10 Then Rizpah the daughter of Aiah took sackcloth, and spread it on a rock for herself, from the beginning of harvest until rain fell on them from the heavens; she did not allow the birds of the air to come on the bodies by day, or the wild animals by night. 11 When David was told what Rizpah daughter of Aiah, the concubine of Saul, had done, 12 David went and took the bones of Saul and the bones of his son Jonathan from the people of Jabesh-gilead, who had stolen them from the public square of Beth-shan, where the Philistines had hung them up, on the day the Philistines killed Saul on Gilboa. 13 He brought up from there the bones of Saul and the bones of his son Jonathan; and they gathered the bones of those who had been impaled. 14 They buried the bones of Saul and of his son Jonathan in the land of Benjamin in Zela, in the tomb of his father Kish; they did all that the king commanded. After that, God heeded supplications for the land.

Theme Connections:
A famine strikes the land and the world falls apart around Rizpah, one of Saul’s secondary or low-status wives. Her sons are murdered, offered as human sacrifices in an effort to end the famine. Instead of receiving a proper burial, they are lynched on a mountain and left there to rot. In response, Rizpah publicly laments their death, staying with the bodies at the top of the mountain for months, enduring the rainy season. When King David hears about Rizpah’s public display of grief, he retrieves the men’s bones and buries them properly with Saul in Saul’s family grave.

How do we grieve in the wake of unthinkable injustice and loss? Rizpah shows us an honest, unapologetic grief and persistent strength in honoring the innocent lives of those taken from her. Her public unraveling motivates the king to amend, as best he can, some of his wrongs.

What Has Unraveled and/or Is Unraveling?
• Rizpah’s life and family.
• Rizpah’s public grief unravels into activism.
• King David’s understanding of the causes and cure for the famine.

Guiding Questions: 
• The first things we learn about Rizpah are that she is a low-status wife of King Saul, meaning that her children are considered legitimate but not entitled to an inheritance, and that she has been raped by Abner, Saul’s nephew and former commander of his army (2 Sam. 3:7). How do these elements shape your understanding of Rizpah’s social location, and therefore, her ability to sway political leadership to take action?
• Examine this story through the lens of power. Who has power and who doesn’t? How does Rizpah move from a position of powerlessness to ultimately creating change?
• What are contemporary examples of public grief in the wake of appalling injustice? How do honest and public acts of grief affect others?

Quote for Inspiration:
“Rizpah bat Aiah watches the corpses of her sons stiffen, soften, swell, and sink into the stench of the decay. Apparently she is denied permission to bury her dead. Denial of proper funerary rites was a common means of cursing and punishing an enemy and their people in and beyond death in the ancient Near East. Rizpah fights with winged, clawed, and toothed scavengers night and day. She is there from the spring harvest until the fall rains, as many as six months from Nissan (March/April) to Tishrei (September/October), sleeping, eating, toileting, protecting, and bearing witness. Moved by her actions, David retrieves the unburied bones of Saul and Jonathan—whom David loved as his own soul and more than women but couldn’t be bothered to bury—from the people who took them when they had been left to rot. He gives them a proper burial, along with the sons of Rizpah bat Aiah and the sons of Merab bat Ahinoam. Then, and only then, does God break the famine.” —Wilda C. Gafney. Womanist Midrash: A Reintroduction to the Women of the Torah and the Throne. Louisville, KY: Westminster John Knox Press, 2017. 200-1.

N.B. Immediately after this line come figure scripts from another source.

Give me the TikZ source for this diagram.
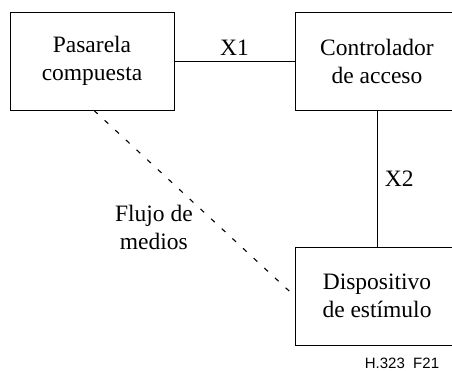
\documentclass[tikz,border=0pt]{standalone}
\usepackage{fontspec}
\setmainfont{Liberation Serif}
\newfontfamily\labelsans{Liberation Sans}
\usepackage{tikz}
\usetikzlibrary{positioning}

\begin{document}
\begin{tikzpicture}[x=1pt,y=1pt,
            node distance=285pt,
            line width=0.9pt,
            box/.style={draw,minimum width=164pt,minimum height=98pt,
                        align=center,inner sep=0pt},
            font=\fontsize{23.5}{28}\selectfont]

        \useasboundingbox (0,0) rectangle (452,371);

        \node[box] (pas)              at (92,310)  {Pasarela\\compuesta};
        \node[box] (ctl) [right of=pas]            {Controlador\\de acceso};
        \node[box] (dis) [below of=ctl, node distance=235pt] {Dispositivo\\de estímulo};

        \path (pas) edge node[above=2pt]  {X1}   (ctl)
              (ctl) edge node[right=4pt]  {X2}   (dis)
              ([xshift=2pt]pas.south) edge [line width=1.1pt, dash pattern=on 5pt off 9.5pt, shorten >=5pt]
                    node[anchor=north east, align=center, inner sep=1pt, pos=0.5]
                        {Flujo de\\medios} (dis.west);

        \node[font=\labelsans\fontsize{15}{18}\selectfont] (fig) at (402,8) {H.323\ \ F21};

    \end{tikzpicture}
\end{document}
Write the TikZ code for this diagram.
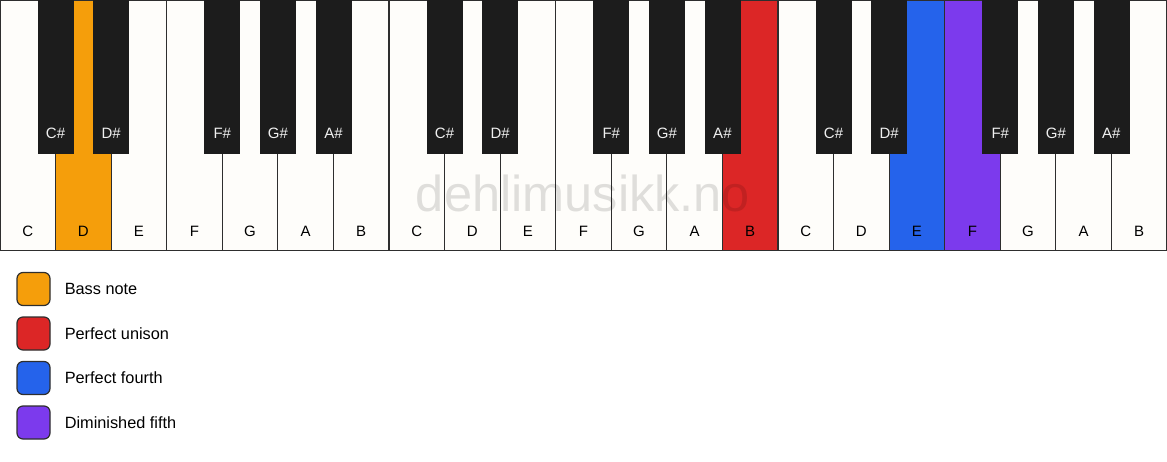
\documentclass[tikz,border=0pt]{standalone}
\usepackage{fontspec}
\setmainfont{Liberation Sans}
\usetikzlibrary{positioning}
\definecolor{ivory}{HTML}{FEFDFA}
\definecolor{keyblack}{HTML}{1C1C1C}
\definecolor{keyline}{HTML}{2E2E2E}
\definecolor{bass}{HTML}{F59E0B}
\definecolor{unison}{HTML}{DC2626}
\definecolor{fourth}{HTML}{2563EB}
\definecolor{dimfifth}{HTML}{7C3AED}
\tikzset{
  whitekey/.style={rectangle,draw=keyline,line width=1.2pt,minimum width=55.57pt,
    minimum height=250pt,inner sep=0pt,anchor=north},
  blackkey/.style={rectangle,draw=keyblack,fill=keyblack,line width=0.6pt,
    minimum width=35pt,minimum height=153pt,inner sep=0pt,anchor=north},
  whitename/.style={font=\fontsize{15}{18}\selectfont,text=black},
  blackname/.style={font=\fontsize{15}{18}\selectfont,text=white!94!black},
  legendbox/.style={rectangle,rounded corners=6pt,draw=keyline,line width=1.2pt,
    minimum width=33pt,minimum height=33pt,inner sep=0pt},
  legendtext/.style={font=\fontsize{16.3}{19}\selectfont,inner sep=0pt,anchor=west}
}
\begin{document}
\begin{tikzpicture}[x=1pt,y=-1pt]
\useasboundingbox (0,0) rectangle (1167,461);
% white keys
\foreach \n/\c [count=\i] in {C/ivory,D/bass,E/ivory,F/ivory,G/ivory,A/ivory,B/ivory,
    C/ivory,D/ivory,E/ivory,F/ivory,G/ivory,A/ivory,B/unison,
    C/ivory,D/ivory,E/fourth,F/dimfifth,G/ivory,A/ivory,B/ivory}{
  \node[whitekey,fill=\c] (w\i) at ({(\i-0.5)*55.57},0) {};
  \node[whitename] (wn\i) at ([yshift=20pt]w\i.south) {\n};
}
% black keys
\foreach \k/\n in {1/C\#,2/D\#,4/F\#,5/G\#,6/A\#,
    8/C\#,9/D\#,11/F\#,12/G\#,13/A\#,
    15/C\#,16/D\#,18/F\#,19/G\#,20/A\#}{
  \node[blackkey] (b\k) at ({\k*55.57},0) {};
  \node[blackname] (bn\k) at ([yshift=20pt]b\k.south) {\n};
}
% watermark
\node[font=\fontsize{50.5}{52}\selectfont,text=black,text opacity=0.12] (mark) at (583,193) {dehlimusikk.no};
% legend
\node[legendbox,fill=bass] (lbass) at (33.5,289) {};
\node[legendtext,right=14pt of lbass] (tbass) {Bass note};
\node[legendbox,fill=unison] (lunison) at (33.5,333.5) {};
\node[legendtext,right=14pt of lunison] (tunison) {Perfect unison};
\node[legendbox,fill=fourth] (lfourth) at (33.5,378) {};
\node[legendtext,right=14pt of lfourth] (tfourth) {Perfect fourth};
\node[legendbox,fill=dimfifth] (lfifth) at (33.5,422.5) {};
\node[legendtext,right=14pt of lfifth] (tfifth) {Diminished fifth};
\end{tikzpicture}
\end{document}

From the artist // Lauren Wright Pittman
I don’t know what to say. This story leaves me without adequate ways to fully process the searing pain and utter wrecking of the life of this woman, Rizpah. She is a “low status” wife of Saul.  She is raped by a man who denies his actions. Her two sons are sentenced to death as a king fumbles to rectify wrongs that cause a famine in the land. She gathers her sackcloth and climbs the mountain of God to defend the bodies of her children and their half-brothers. She spends day and night for up to six months fighting off birds of prey and animals of the night from ripping apart the bodies of her children and what shred of hope she has left. David hears of her passionate, radical, public grief and is moved to delayed justice. He calls for the burial of Saul and Jonathan, but also sees to the proper burial of the seven sons that he carelessly offered up to appease God. Justice in this scenario looks like sheltered, buried, dry bones. Rizpah’s public unraveling causes the unraveling of David’s distorted version of justice. God doesn’t require a human sacrifice for the end of the bloodguilt. God ends the famine when David listens to the voice of this strong, fierce, unraveling woman. I pray that we learn from Rizpah. When we see injustice may we, like Rizpah, climb the mountain of God and defend those who cannot defend themselves. When we see someone unraveling in inexplicable grief, may this sight unravel us from the ways we are entangled with injustice.

Look:
Take a few moments to gaze upon the artwork. Breathe deeply in quiet meditation as you observe the visual qualities of what you see: color, line, texture, movement, shape, form. Now take a deeper look. What parts of the image are your eyes most drawn to? What parts of the image did you overlook?
Now engage your imagination. What story do you imagine for each figure?

Reflect:
– What has unraveled and/or is unraveling in this story?
– Think of a time when you have witnessed someone’s public display of grief. How did their actions affect you and others?
– Imagine if Rizpah grieved quietly in solitude. How might this story end differently?

Write:
Return to a memory of witnessing someone’s public display of grief, perhaps in the midst of death or tragedy. In the space below, reflect on how their grief made you feel. How did their grief impact your actions or the actions of others? How did this event impact your own approach to grief?

Pray:
May I be moved by and responsive to the unraveling of others. Amen.